Thursday, December 11, 2008

Time For A Change--Iran

Of late it seems as if every "foreign policy expert" has come out either for or against opening some sort of dialogue with Iran. Even former Agency analysts and fieldhands have come out of the shadows with a view on the necessary next step in the dance between Washington and Tehran.

Looking at the problem through the lens of history, the Geek is persuaded that the time for talks has come. The Geek has come to this conclusion by considering the effects of the self-donned chastity belt of "non-recognition." The US demonstrated a marked preference for ignoring the reality of political changes of which it did not approve over the course of the Twentieth Century.

For a few years we pretended that revolutionary Mexico did not exist. Then for more than a decade we turned a Nelsonian eye to the Soviet Union. After World War II we went to the absurd length of ignoring unpleasant facts of political reality in China. Every Administration from Ike to W. Bush averted their eyes from the island of Cuba.

Of course we cocked our collective snoot at Iran since 1979.

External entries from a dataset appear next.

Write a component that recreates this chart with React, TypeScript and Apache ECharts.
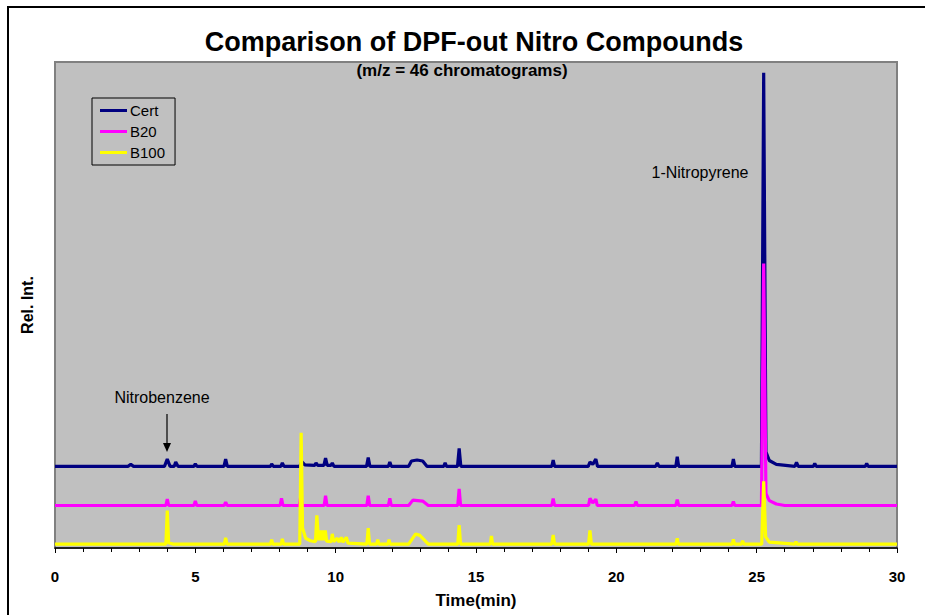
import React, { useEffect, useRef } from "react";
import * as echarts from "echarts";

// Retention time (min) vs. relative intensity above each trace's own baseline
const certPoints: number[][] = [
  [0, 0], [2.6, 0], [2.7, 0.4], [2.8, 0], [3.9, 0], [4.0, 1.5], [4.1, 0], [4.25, 0], [4.3, 0.9], [4.38, 0],
  [4.95, 0], [5.0, 0.5], [5.06, 0], [6.02, 0], [6.08, 1.5], [6.14, 0], [7.68, 0], [7.72, 0.5], [7.78, 0],
  [8.05, 0], [8.1, 0.7], [8.16, 0], [8.72, 0], [8.79, 1.0], [8.9, 0.3], [9.25, 0.2], [9.3, 0.7], [9.36, 0.2],
  [9.58, 0.2], [9.64, 1.7], [9.7, 0.2], [9.83, 0.2], [9.88, 0.7], [9.94, 0], [11.1, 0], [11.16, 1.8], [11.22, 0],
  [11.88, 0], [11.93, 0.9], [11.98, 0], [12.6, 0], [12.7, 1.1], [12.9, 1.3], [13.1, 1.1], [13.25, 0], [13.85, 0], [13.9, 0.7],
  [13.95, 0], [14.34, 0], [14.4, 3.7], [14.46, 0], [17.7, 0], [17.75, 1.3], [17.8, 0], [19.0, 0], [19.06, 0.9],
  [19.16, 0.4], [19.27, 1.5], [19.33, 0], [21.4, 0], [21.46, 0.7], [21.52, 0], [22.12, 0], [22.17, 2.0], [22.22, 0],
  [24.12, 0], [24.17, 1.5], [24.22, 0], [25.17, 0], [25.25, 81], [25.33, 3], [25.45, 1.2], [25.7, 0.4], [26.36, 0],
  [26.42, 0.8], [26.48, 0], [27.02, 0], [27.07, 0.6], [27.12, 0], [28.87, 0], [28.92, 0.6], [28.97, 0], [30, 0],
];

const b20Points: number[][] = [
  [0, 0], [3.95, 0], [4.0, 1.3], [4.05, 0], [4.95, 0], [5.0, 0.9], [5.05, 0], [6.03, 0], [6.08, 0.7], [6.13, 0],
  [8.02, 0], [8.07, 1.5], [8.12, 0], [8.71, 0], [8.76, 2.0], [8.81, 0], [9.59, 0], [9.64, 2.0], [9.69, 0],
  [11.11, 0], [11.16, 2.0], [11.21, 0], [11.88, 0], [11.93, 1.5], [11.98, 0], [12.6, 0], [12.75, 1.1], [13.1, 0.9],
  [13.3, 0], [14.35, 0], [14.4, 3.4], [14.45, 0], [17.7, 0], [17.75, 1.4], [17.8, 0], [19.01, 0], [19.06, 1.5],
  [19.16, 0.5], [19.27, 1.3], [19.32, 0], [20.65, 0], [20.7, 0.8], [20.75, 0], [22.12, 0], [22.17, 1.2], [22.22, 0],
  [24.12, 0], [24.17, 0.8], [24.22, 0], [25.17, 0], [25.25, 49.8], [25.33, 2.5], [25.45, 1.0], [25.7, 0.3], [26, 0],
  [30, 0],
];

const b100Points: number[][] = [
  [0, 0], [3.95, 0], [4.0, 6.9], [4.05, 0.3], [4.2, 0], [6.03, 0], [6.08, 1.3], [6.13, 0], [7.68, 0], [7.72, 0.9],
  [7.76, 0], [8.06, 0], [8.1, 1.1], [8.14, 0], [8.72, 0], [8.77, 22.9], [8.82, 3.3], [8.93, 1.2], [9.1, 0.7],
  [9.28, 0.5], [9.33, 5.9], [9.39, 0.8], [9.45, 2.8], [9.49, 0.8], [9.54, 2.8], [9.58, 0.8], [9.63, 2.8], [9.68, 0.6],
  [9.84, 0.5], [9.88, 2.1], [9.93, 0.5], [10.06, 1.2], [10.12, 0.4], [10.2, 1.4], [10.26, 0.4], [10.38, 1.4],
  [10.44, 0.2], [11.11, 0], [11.16, 3.3], [11.21, 0], [11.46, 0], [11.5, 0.9], [11.54, 0], [11.86, 0], [11.9, 0.9],
  [11.94, 0], [12.6, 0], [12.85, 2.1], [13.0, 1.8], [13.3, 0], [14.35, 0], [14.4, 3.9], [14.45, 0], [15.51, 0],
  [15.55, 1.7], [15.59, 0], [17.7, 0], [17.75, 1.9], [17.8, 0], [19.01, 0], [19.06, 2.8], [19.11, 0], [22.13, 0],
  [22.17, 1.2], [22.21, 0], [24.13, 0], [24.17, 1.0], [24.21, 0], [24.46, 0], [24.5, 0.7], [24.54, 0], [25.18, 0],
  [25.25, 12.9], [25.32, 1.5], [25.45, 0.4], [26.36, 0], [26.4, 0.5], [26.44, 0], [30, 0],
];

// vertical stacking offsets of the three chromatograms
const seriesNames = ["Cert", "B20", "B100"];
const seriesOffsets = [16.8, 8.75, 0.8];
const seriesColors = ["#000080", "#FF00FF", "#FFFF00"];
const seriesPoints = [certPoints, b20Points, b100Points];

const xTicks = [0, 5, 10, 15, 20, 25, 30];

const titleText = "Comparison of DPF-out Nitro Compounds";
const subtitleText = "(m/z = 46 chromatograms)";
const xTitle = "Time(min)";
const yTitle = "Rel. Int.";

export default function App() {
  const ref = useRef<HTMLDivElement>(null);

  useEffect(() => {
    if (!ref.current) return;
    const chart = echarts.init(ref.current, undefined, { renderer: "svg" });
    const font = "Arial, 'Liberation Sans', Helvetica, sans-serif";

    const option: any = {
      animation: false,
      backgroundColor: "#FFFFFF",
      textStyle: { fontFamily: font },
      title: [
        {
          text: titleText,
          left: 474,
          top: 28,
          textAlign: "center",
          padding: 0,
          textStyle: { fontSize: 27, fontWeight: "bold", color: "#000", fontFamily: font },
        },
        {
          text: subtitleText,
          left: 462,
          top: 62,
          textAlign: "center",
          padding: 0,
          textStyle: { fontSize: 17, fontWeight: "bold", color: "#000", fontFamily: font },
        },
      ],
      legend: {
        orient: "vertical",
        left: 92,
        top: 98,
        padding: [5, 10, 5, 8],
        itemGap: 6,
        itemWidth: 27,
        itemHeight: 3,
        icon: "rect",
        borderColor: "#000",
        borderWidth: 1,
        backgroundColor: "#C0C0C0",
        data: seriesNames,
        textStyle: { fontSize: 15, color: "#000", fontFamily: font, padding: [0, 0, 0, -2] },
      },
      grid: {
        left: 55,
        right: 28,
        top: 62,
        bottom: 67,
        show: true,
        backgroundColor: "#C0C0C0",
        borderColor: "#808080",
        borderWidth: 2,
      },
      xAxis: {
        type: "value",
        min: xTicks[0],
        max: xTicks[xTicks.length - 1],
        interval: 5,
        name: xTitle,
        nameLocation: "middle",
        nameGap: 44,
        nameTextStyle: { fontSize: 17, fontWeight: "bold", color: "#000", fontFamily: font },
        axisLine: { show: true, onZero: false, lineStyle: { color: "#000", width: 1.5 } },
        axisTick: { show: true, inside: false, length: 5, lineStyle: { color: "#000" } },
        minorTick: { show: true, splitNumber: 5, length: 4, lineStyle: { color: "#000" } },
        axisLabel: { fontSize: 15, fontWeight: "bold", color: "#000", margin: 21, fontFamily: font },
        splitLine: { show: false },
      },
      yAxis: {
        type: "value",
        min: 0,
        max: 100,
        name: yTitle,
        nameLocation: "middle",
        nameGap: 20,
        nameTextStyle: { fontSize: 16, fontWeight: "bold", color: "#000", fontFamily: font },
        axisLine: { show: false },
        axisTick: { show: false },
        axisLabel: { show: false },
        splitLine: { show: false },
      },
      series: seriesNames.map((name, i) => ({
        name,
        type: "line",
        showSymbol: false,
        symbol: "none",
        color: seriesColors[i],
        lineStyle: { color: seriesColors[i], width: 3.2 },
        data: seriesPoints[i].map(([t, h]) => [t, h + seriesOffsets[i]]),
        z: 2 + i,
      })),
      graphic: [
        {
          type: "rect",
          shape: { x: 8, y: 7, width: 1200, height: 1200 },
          style: { fill: "none", stroke: "#000", lineWidth: 2 },
          silent: true,
          z: 100,
        },
        {
          type: "text",
          x: 162,
          y: 397,
          style: {
            text: "Nitrobenzene",
            fill: "#000",
            font: `16px ${font}`,
            textAlign: "center",
            textVerticalAlign: "middle",
          },
          z: 100,
        },
        {
          type: "line",
          shape: { x1: 167, y1: 414, x2: 167, y2: 446 },
          style: { stroke: "#000", lineWidth: 1.2 },
          z: 100,
        },
        {
          type: "polygon",
          shape: { points: [[163, 443], [171, 443], [167, 452]] },
          style: { fill: "#000" },
          z: 100,
        },
        {
          type: "text",
          x: 700,
          y: 172,
          style: {
            text: "1-Nitropyrene",
            fill: "#000",
            font: `16px ${font}`,
            textAlign: "center",
            textVerticalAlign: "middle",
          },
          z: 100,
        },
      ],
    };

    chart.setOption(option);
    return () => chart.dispose();
  }, []);

  return (
    <div
      ref={ref}
      style={{ position: "fixed", left: 0, top: 0, width: 925, height: 615 }}
    />
  );
}
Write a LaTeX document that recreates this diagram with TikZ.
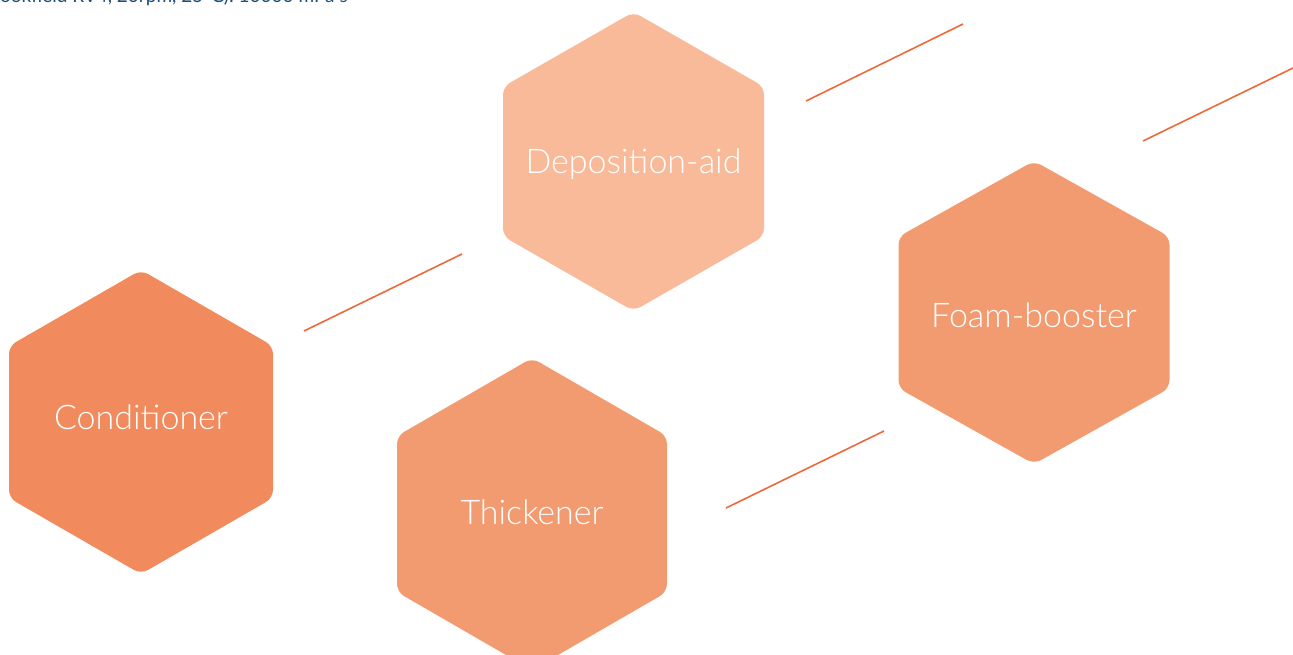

In every one of these cases except the last two, the US finally had to get a grip on reality and engage in normal diplomatic relations. In every case the policy of non-recognition had no useful effect. The illusion of some sort of moral purity never matches the cold, hard reality of dealing with a government--no matter how unpleasant it may be--as one more nation-state with interests.

The mullahocracy of Tehran and its puppet sham parliament and president are obnoxious. The Tehran regime is unpleasant in the extreme. Nonetheless it exists. We have to deal with it. We have to get over its insults, its threats, its internal repression, its sponsorship of lethal groups.

We have to talk with the mullahs, or at least their frontmen. We have to talk directly, face to face.

Opening direct, public, high profile relations is not necessary. Nor is such desirable. It is not in our better interests.

The process followed by the Nixon administration with respect to China provides a useful template. The coinciding interests of the US and Iran regarding Iraq and Afghanistan provide the necessary context.

Neither the mullahs nor ourselves wish to see a close approximation of civil war in Iraq. Neither ourselves nor the mullahs want to see Taliban back in power in Afghanistan. (In a related matter, neither Tehran nor Washington hopes to see a Taliban in control of Pakistan.)

While the sporadic low level conversations between US and Iranian personnel in Iraq have been without real useful result, they provide the opening wedge. Using backchannel means of communication we should arrange for a suitable mid- to high-level member of the Obama Administration to make an unannounced trip to Tehran.

(The same level of secrecy which attended Kissinger's first trip to China is no longer possible. The media are no longer so cooperative as to sit on a story as they once were.)

If the mullahs refuse the offer or prove disastrously uncooperative in maintaining the low profile nature of the trip and conversations, fine. The Lads in Tehran will have made their choice. We--and the world--will know where the mullahs stand. There will be neither reason nor demand that we try again or try harder or offer more concessions.

If, however, the visit proves productive, the basis will have been laid for a path toward normal diplomatic relations. There will be ground on which to build regarding the vexing issues of nuclear material production, sponsorship of terrorist groups, and so forth.

Most importantly, the attempt at low-visibility diplomacy will help to answer a vital question. It will help provide an understanding of the most important single question confronting the world regarding the nature and character of the Iranian government.

The question?

Is the source of Iranian conduct eschatological or not? Is the government and the mullahs in the back room oriented toward international affairs with the perspective of a real world oriented nation-state or is it seeking the end times, the coming of the Mahdi through the mechanism of apocalypse?

The answer to this question is fundamental to all other considerations of policy toward Iran. We have to get the answer ourselves. Only the conduct of the Iranians from the very first contact will provide a basis for an accurate answer.